(Code that draws figures)

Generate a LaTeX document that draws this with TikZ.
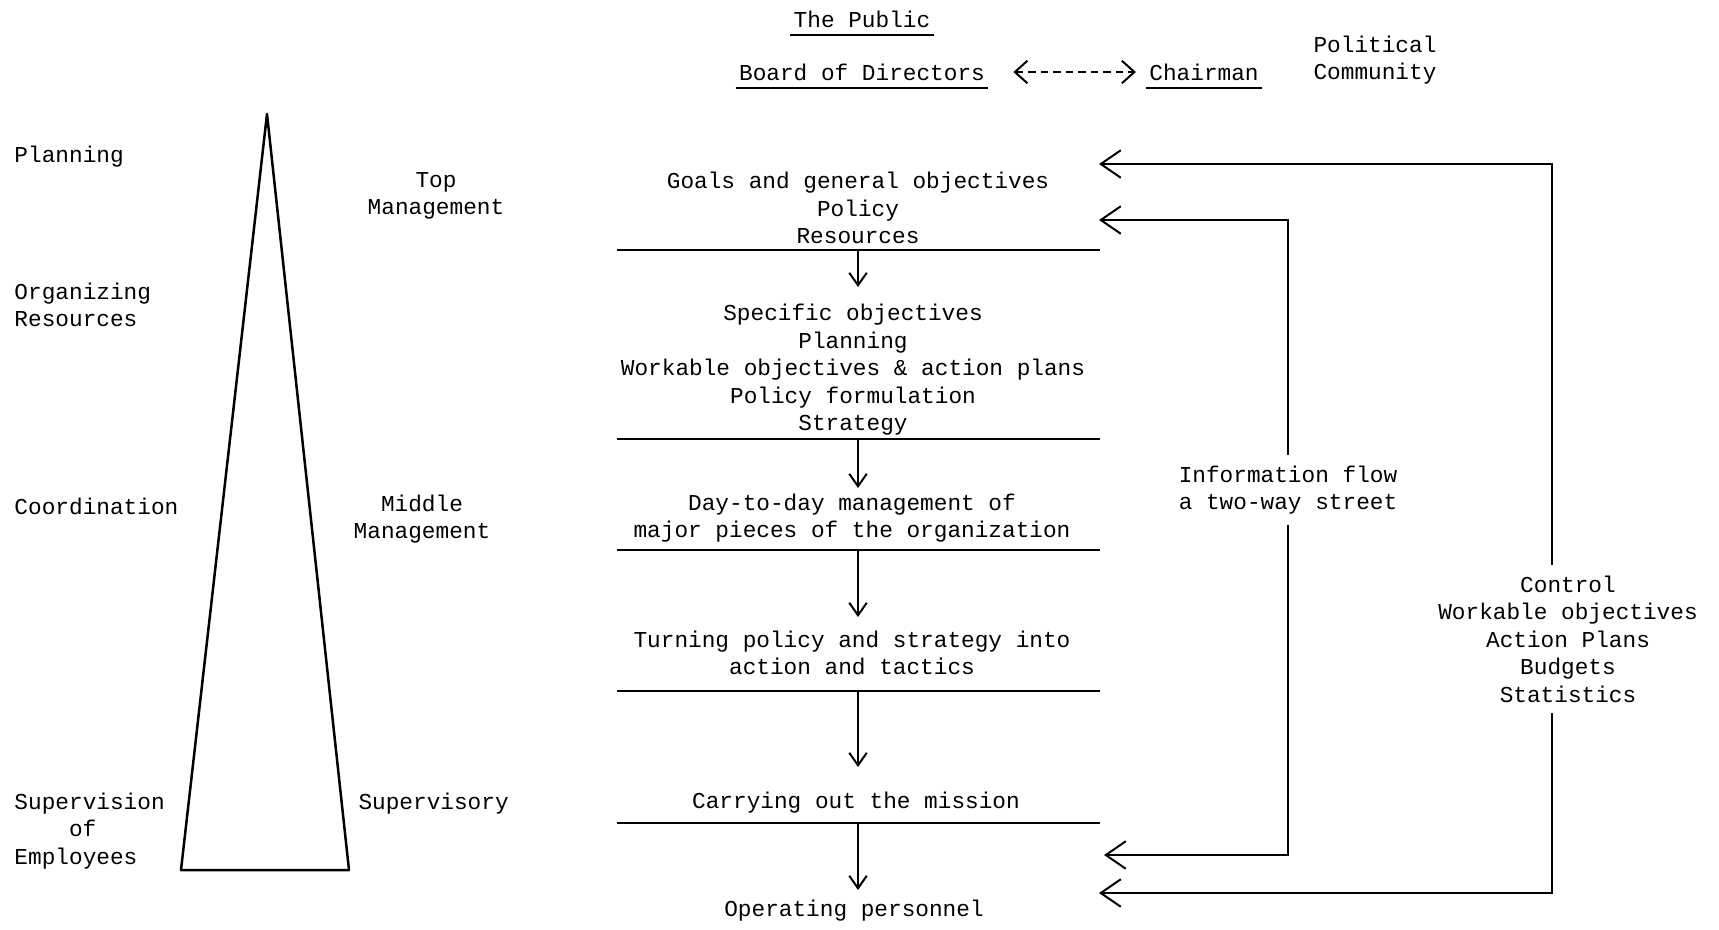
\documentclass[tikz,border=0pt]{standalone}
\usepackage{fontspec}
\setmainfont{Liberation Mono}
\usetikzlibrary{arrows.meta}
\tikzset{
  lbl/.style={inner sep=1pt, align=center, font=\fontsize{9.1pt}{11pt}\selectfont},
  down/.style={-{Straight Barb[length=5pt,width=7pt]}},
  back/.style={-{Straight Barb[length=8pt,width=11pt]}},
  both/.style={{Straight Barb[length=5pt,width=9pt]}-{Straight Barb[length=5pt,width=9pt]}, dash pattern=on 3pt off 2pt}
}
\begin{document}
\begin{tikzpicture}[x=0.4pt, y=-0.4pt, line width=0.8pt]
  \useasboundingbox (0,0) rectangle (1719,929);
  % heads
  \node[lbl] (pub) at (862,19) {The Public};
  \node[lbl] (board) at (862,72) {Board of Directors};
  \node[lbl] (chair) at (1204,72) {Chairman};
  \node[lbl] (pol) at (1375,60) {Political\\Community};
  \draw ([yshift=-3pt]pub.base west) -- ([yshift=-3pt]pub.base east);
  \draw ([yshift=-3pt]board.base west) -- ([yshift=-3pt]board.base east);
  \draw ([yshift=-3pt]chair.base west) -- ([yshift=-3pt]chair.base east);
  \draw[both, shorten <=10pt, shorten >=4pt] (board) -- (chair);
  % pyramid
  \draw[line width=1pt, line join=round] (267,114) -- (349,870) -- (181,870) -- cycle;
  \node[lbl, anchor=west, align=left] (plan) at (11,157) {Planning};
  \node[lbl, anchor=west, align=left] (org) at (11,305) {Organizing\\Resources};
  \node[lbl, anchor=west, align=left] (coord) at (11,506) {Coordination};
  \node[lbl, anchor=west, align=left] (superv) at (11,831) {Supervision\\\hspace*{2.4em}of\\Employees};
  \node[lbl] (top) at (436,196) {Top\\Management};
  \node[lbl] (mid) at (422,519) {Middle\\Management};
  \node[lbl, anchor=west] (sup) at (355,804) {Supervisory};
  % centre column
  \node[lbl] (b1) at (858,208) {Goals and general objectives\\Policy\\Resources};
  \node[lbl] (b2) at (853,370) {Specific objectives\\Planning\\Workable objectives \& action plans\\Policy formulation\\Strategy};
  \node[lbl] (b3) at (852,518) {Day-to-day management of\\major pieces of the organization};
  \node[lbl] (b4) at (852,653) {Turning policy and strategy into\\action and tactics};
  \node[lbl] (b5) at (856,803) {Carrying out the mission};
  \node[lbl] (b6) at (854,911) {Operating personnel};
  \draw (617,250) -- (1100,250);
  \draw (617,439) -- (1100,439);
  \draw (617,550) -- (1100,550);
  \draw (617,691) -- (1100,691);
  \draw (617,823) -- (1100,823);
  \coordinate (r1) at (858,250);
  \coordinate (r2) at (858,439);
  \coordinate (r3) at (858,550);
  \coordinate (r4) at (858,691);
  \coordinate (r5) at (858,823);
  \coordinate (a1) at (858,287);
  \coordinate (a2) at (858,488);
  \coordinate (a3) at (858,617);
  \coordinate (a4) at (858,767);
  \coordinate (a5) at (858,890);
  \begin{scope}[down]
    \draw (r1) -- (a1);
    \draw (r2) -- (a2);
    \draw (r3) -- (a3);
    \draw (r4) -- (a4);
    \draw (r5) -- (a5);
  \end{scope}
  % feedback loops
  \node[lbl, inner sep=4pt] (info) at (1288,490) {Information flow\\a two-way street};
  \node[lbl, inner sep=4pt] (ctrl) at (1568,639) {Control\\Workable objectives\\Action Plans\\Budgets\\Statistics};
  \coordinate (cx) at (1552,0);
  \coordinate (t1) at (1099,220);
  \coordinate (t2) at (1104,855);
  \coordinate (t3) at (1099,164);
  \coordinate (t4) at (1099,893);
  \begin{scope}[back]
    \draw (info.north) |- (t1);
    \draw (info.south) |- (t2);
    \draw (ctrl.north -| cx) |- (t3);
    \draw (ctrl.south -| cx) |- (t4);
  \end{scope}
\end{tikzpicture}
\end{document}
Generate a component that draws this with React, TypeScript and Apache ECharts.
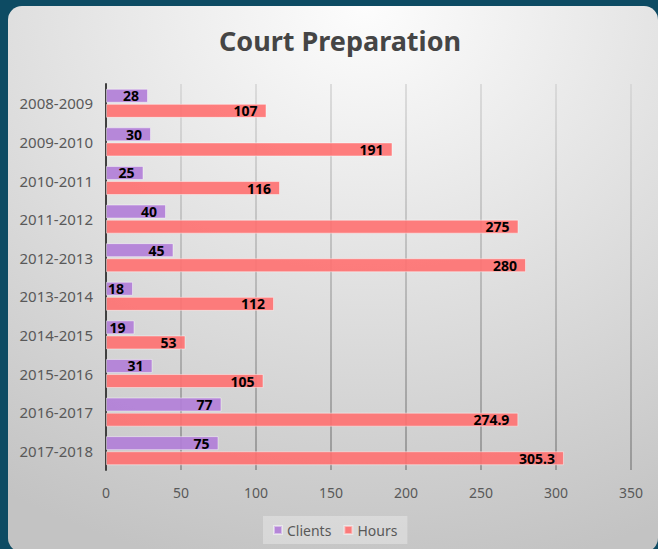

• GIVEN REQUEST:
Write the records out once more, exactly as they appear, with no pictures.

• RESULT OF THE EXERCISE:
Generate a LaTeX document that draws this with TikZ.
\documentclass[tikz,border=0pt]{standalone}
\usepackage{fontspec}
\setmainfont{Liberation Mono}
\usetikzlibrary{arrows.meta}
\tikzset{
  lbl/.style={inner sep=1pt, align=center, font=\fontsize{9.1pt}{11pt}\selectfont},
  down/.style={-{Straight Barb[length=5pt,width=7pt]}},
  back/.style={-{Straight Barb[length=8pt,width=11pt]}},
  both/.style={{Straight Barb[length=5pt,width=9pt]}-{Straight Barb[length=5pt,width=9pt]}, dash pattern=on 3pt off 2pt}
}
\begin{document}
\begin{tikzpicture}[x=0.4pt, y=-0.4pt, line width=0.8pt]
  \useasboundingbox (0,0) rectangle (1719,929);
  % heads
  \node[lbl] (pub) at (862,19) {The Public};
  \node[lbl] (board) at (862,72) {Board of Directors};
  \node[lbl] (chair) at (1204,72) {Chairman};
  \node[lbl] (pol) at (1375,60) {Political\\Community};
  \draw ([yshift=-3pt]pub.base west) -- ([yshift=-3pt]pub.base east);
  \draw ([yshift=-3pt]board.base west) -- ([yshift=-3pt]board.base east);
  \draw ([yshift=-3pt]chair.base west) -- ([yshift=-3pt]chair.base east);
  \draw[both, shorten <=10pt, shorten >=4pt] (board) -- (chair);
  % pyramid
  \draw[line width=1pt, line join=round] (267,114) -- (349,870) -- (181,870) -- cycle;
  \node[lbl, anchor=west, align=left] (plan) at (11,157) {Planning};
  \node[lbl, anchor=west, align=left] (org) at (11,305) {Organizing\\Resources};
  \node[lbl, anchor=west, align=left] (coord) at (11,506) {Coordination};
  \node[lbl, anchor=west, align=left] (superv) at (11,831) {Supervision\\\hspace*{2.4em}of\\Employees};
  \node[lbl] (top) at (436,196) {Top\\Management};
  \node[lbl] (mid) at (422,519) {Middle\\Management};
  \node[lbl, anchor=west] (sup) at (355,804) {Supervisory};
  % centre column
  \node[lbl] (b1) at (858,208) {Goals and general objectives\\Policy\\Resources};
  \node[lbl] (b2) at (853,370) {Specific objectives\\Planning\\Workable objectives \& action plans\\Policy formulation\\Strategy};
  \node[lbl] (b3) at (852,518) {Day-to-day management of\\major pieces of the organization};
  \node[lbl] (b4) at (852,653) {Turning policy and strategy into\\action and tactics};
  \node[lbl] (b5) at (856,803) {Carrying out the mission};
  \node[lbl] (b6) at (854,911) {Operating personnel};
  \draw (617,250) -- (1100,250);
  \draw (617,439) -- (1100,439);
  \draw (617,550) -- (1100,550);
  \draw (617,691) -- (1100,691);
  \draw (617,823) -- (1100,823);
  \coordinate (r1) at (858,250);
  \coordinate (r2) at (858,439);
  \coordinate (r3) at (858,550);
  \coordinate (r4) at (858,691);
  \coordinate (r5) at (858,823);
  \coordinate (a1) at (858,287);
  \coordinate (a2) at (858,488);
  \coordinate (a3) at (858,617);
  \coordinate (a4) at (858,767);
  \coordinate (a5) at (858,890);
  \begin{scope}[down]
    \draw (r1) -- (a1);
    \draw (r2) -- (a2);
    \draw (r3) -- (a3);
    \draw (r4) -- (a4);
    \draw (r5) -- (a5);
  \end{scope}
  % feedback loops
  \node[lbl, inner sep=4pt] (info) at (1288,490) {Information flow\\a two-way street};
  \node[lbl, inner sep=4pt] (ctrl) at (1568,639) {Control\\Workable objectives\\Action Plans\\Budgets\\Statistics};
  \coordinate (cx) at (1552,0);
  \coordinate (t1) at (1099,220);
  \coordinate (t2) at (1104,855);
  \coordinate (t3) at (1099,164);
  \coordinate (t4) at (1099,893);
  \begin{scope}[back]
    \draw (info.north) |- (t1);
    \draw (info.south) |- (t2);
    \draw (ctrl.north -| cx) |- (t3);
    \draw (ctrl.south -| cx) |- (t4);
  \end{scope}
\end{tikzpicture}
\end{document}
Generate a component that draws this with React, TypeScript and Apache ECharts.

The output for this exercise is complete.